Electric field driven destabilization of the insulating state in nominally pure LaMnO3

TL;DR

This study demonstrates that applying an electric field can induce a transition from an insulating to a bad metallic state in LaMnO3, driven by percolation between coexisting phases, with the transition's characteristics strongly dependent on temperature and doping.

Contribution

It reveals a bias-driven percolation transition in LaMnO3 involving coexisting insulating and metallic phases, with detailed analysis of the kinetics and phase behavior.

Findings

Resistive transition occurs below 300 K at a threshold field.

Transition involves a percolation between insulating and bad metallic phases.

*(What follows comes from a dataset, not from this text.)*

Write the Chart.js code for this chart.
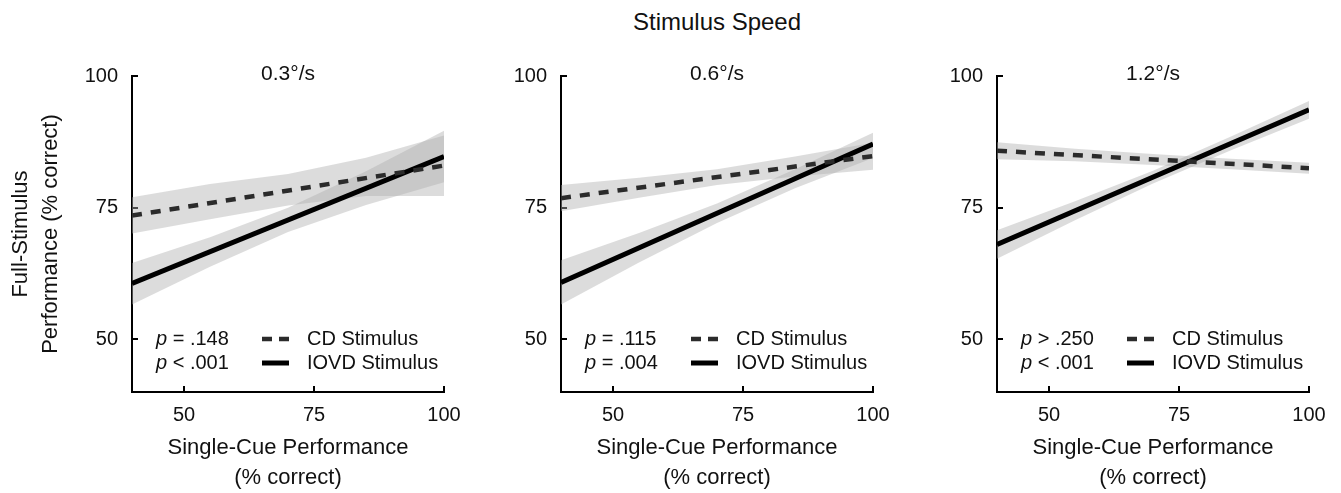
<!DOCTYPE html>
<html>
<head>
<meta charset="utf-8">
<script src="https://cdn.jsdelivr.net/npm/chart.js@4.4.1/dist/chart.umd.min.js"></script>
<style>
  body { margin: 0; background: #fff; }
  #wrap { position: relative; width: 1341px; height: 493px; overflow: hidden; }
  #title {
    position: absolute; left: 517px; width: 400px; top: 7px;
    text-align: center; font: 24px/30px "Liberation Sans", Arial, sans-serif;
    color: #111;
  }
  canvas { position: absolute; top: 0; }
</style>
</head>
<body>
<div id="wrap">
  <div id="title">Stimulus Speed</div>
  <canvas id="c0" width="460" height="493" style="left:0px"></canvas>
  <canvas id="c1" width="460" height="493" style="left:429px"></canvas>
  <canvas id="c2" width="460" height="493" style="left:865px"></canvas>
</div>
<script>
var FONT = '"Liberation Sans", Arial, sans-serif';

// panels (stimulus speed)
var speeds = ['0.3°/s', '0.6°/s', '1.2°/s'];

// fitted regression lines, at x = 40 and x = 100
var lineX = [40, 100];
var cdLine = [[73.5, 83.0], [76.8, 84.8], [85.8, 82.5]];
var iovdLine = [[60.6, 84.7], [60.8, 87.1], [68.0, 93.6]];

// confidence bands
var bandX = [40, 55, 70, 85, 101];
var cdUpper = [[77.0, 79.5, 81.4, 84.5, 89.0], [79.3, 80.7, 82.3, 84.7, 87.5], [87.4, 86.2, 85.2, 84.3, 83.5]];
var cdLower = [[70.1, 72.8, 75.4, 77.2, 77.2], [74.3, 76.9, 79.3, 80.9, 82.3], [84.2, 83.8, 83.1, 82.3, 81.4]];
var iovdUpper = [[64.5, 69.4, 75.0, 81.9, 90.1], [65.0, 70.2, 75.8, 82.3, 89.7], [70.7, 76.2, 82.0, 88.5, 95.7]];
var iovdLower = [[56.6, 63.8, 70.4, 75.5, 80.1], [56.6, 64.6, 72.1, 78.7, 84.8], [65.3, 72.6, 79.6, 85.9, 92.3]];

// p values
var pCD = ['= .148', '= .115', '> .250'];
var pIOVD = ['< .001', '= .004', '< .001'];

var xTicks = [50, 75, 100];
var yTicks = [50, 75, 100];

var bandColor = 'rgba(173,173,173,0.43)';

function pts(xs, ys) {
  return xs.map(function (x, i) { return { x: x, y: ys[i] }; });
}

function makePanel(i) {
  var ctx = document.getElementById('c' + i).getContext('2d');

  // panel title, p values and legend drawn inside the plot
  var notes = {
    id: 'notes' + i,
    afterDraw: function (chart) {
      var c = chart.ctx, a = chart.chartArea;
      c.save();
      c.fillStyle = '#111';
      c.textBaseline = 'middle';
      c.textAlign = 'center';
      c.font = '21px ' + FONT;
      c.fillText(speeds[i], (a.left + a.right) / 2, 74);

      c.textAlign = 'left';
      var rows = [[pCD[i], 339], [pIOVD[i], 363]];
      rows.forEach(function (r) {
        c.font = 'italic 20px ' + FONT;
        c.fillText('p', a.left + 24, r[1]);
        var w = c.measureText('p').width;
        c.font = '20px ' + FONT;
        c.fillText(' ' + r[0], a.left + 24 + w, r[1]);
      });

      c.lineCap = 'butt';
      c.strokeStyle = '#2b2b2b';
      c.lineWidth = 4.5;
      c.setLineDash([10, 7]);
      c.beginPath(); c.moveTo(a.left + 130, 339); c.lineTo(a.left + 157, 339); c.stroke();
      c.setLineDash([]);
      c.strokeStyle = '#000';
      c.lineWidth = 5;
      c.beginPath(); c.moveTo(a.left + 130, 363); c.lineTo(a.left + 157, 363); c.stroke();

      c.font = '20px ' + FONT;
      c.fillText('CD Stimulus', a.left + 175, 339);
      c.fillText('IOVD Stimulus', a.left + 175, 363);
      c.restore();
    }
  };

  return new Chart(ctx, {
    type: 'line',
    data: {
      datasets: [
        { data: pts(bandX, cdLower[i]), borderWidth: 0, pointRadius: 0, fill: false, order: 2 },
        { data: pts(bandX, cdUpper[i]), borderWidth: 0, pointRadius: 0, fill: '-1', backgroundColor: bandColor, order: 2 },
        { data: pts(bandX, iovdLower[i]), borderWidth: 0, pointRadius: 0, fill: false, order: 2 },
        { data: pts(bandX, iovdUpper[i]), borderWidth: 0, pointRadius: 0, fill: '-1', backgroundColor: bandColor, order: 2 },
        { data: pts(lineX, cdLine[i]), borderColor: '#2b2b2b', borderWidth: 4.5, borderDash: [10, 9], pointRadius: 0, fill: false, order: 0 },
        { data: pts(lineX, iovdLine[i]), borderColor: '#000', borderWidth: 5, pointRadius: 0, fill: false, order: 0 }
      ]
    },
    options: {
      responsive: false,
      animation: false,
      devicePixelRatio: 1,
      layout: { padding: { left: 0, right: 16, top: 76, bottom: 0 } },
      plugins: { legend: { display: false }, tooltip: { enabled: false } },
      scales: {
        x: {
          type: 'linear', min: 40, max: 100,
          afterBuildTicks: function (s) { s.ticks = xTicks.map(function (v) { return { value: v }; }); },
          afterFit: function (s) { s.height = 101; s.paddingLeft = 0; s.paddingRight = 0; },
          grid: { drawOnChartArea: false, drawTicks: true, tickLength: -6, color: '#000', lineWidth: 2 },
          border: { display: true, color: '#000', width: 2 },
          ticks: { color: '#111', font: { family: FONT, size: 20 }, padding: 17, maxRotation: 0 },
          title: {
            display: true, text: ['Single-Cue Performance', '(% correct)'], color: '#111',
            font: { family: FONT, size: 22, lineHeight: 1.36 }, padding: { top: 0, bottom: 0 }
          }
        },
        y: {
          type: 'linear', min: 40, max: 100,
          afterBuildTicks: function (s) { s.ticks = yTicks.map(function (v) { return { value: v }; }); },
          afterFit: function (s) { s.width = 132; s.paddingTop = 0; s.paddingBottom = 0; },
          grid: { drawOnChartArea: false, drawTicks: true, tickLength: -6, color: '#000', lineWidth: 2 },
          border: { display: true, color: '#000', width: 2 },
          ticks: { color: '#111', font: { family: FONT, size: 20 }, padding: 20 },
          title: {
            display: i === 0, text: ['Full-Stimulus', 'Performance (% correct)'], color: '#111',
            font: { family: FONT, size: 22, lineHeight: 1.36 }, padding: { top: 6, bottom: 0 }
          }
        }
      }
    },
    plugins: [notes]
  });
}

speeds.forEach(function (s, i) { makePanel(i); });
</script>
</body>
</html>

The mobile fraction of metallic phase follows activated kinetics with ~200 meV activation energy.

Abstract

We report an electric field driven destabilization of the insulating state in nominally pure LaMnO3 single crystal with a moderate field which leads to a resistive state transition below 300 K. The transition is between the insulating state in LaMnO3 and a high resistance bad metallic state that has a temperature independent resistivity. The transition occurs at a threshold field (Eth) which shows a steep enhancement on cooling. While at lower temperatures the transition is sharp and involves large change in resistance but it softens on heating and eventually absent above 280K. When the Mn4+ content is increased by Sr substitution up to x=0.1, the observed transition though observable in certain temperature range, softens considerably. The observation has been explained as bias driven percolation type transition between two coexisting phases, where the majority phase is a charge and orbitally ordered polaronic insulating phase and the minority phase is a bad metallic phase. The mobile fraction f of the bad metallic phase deduced from the experimental data follows an activated kinetics with the activation energy nearly equal to 200 meV and the prefactor fo is a strong function of the field that leads to a rapid enhancement of f on application of field leading to the resistive state transition. We suggest likely scenarios for such co-existing phases in nominally pure LaMnO3 that can lead to the bias driven percolation type transition.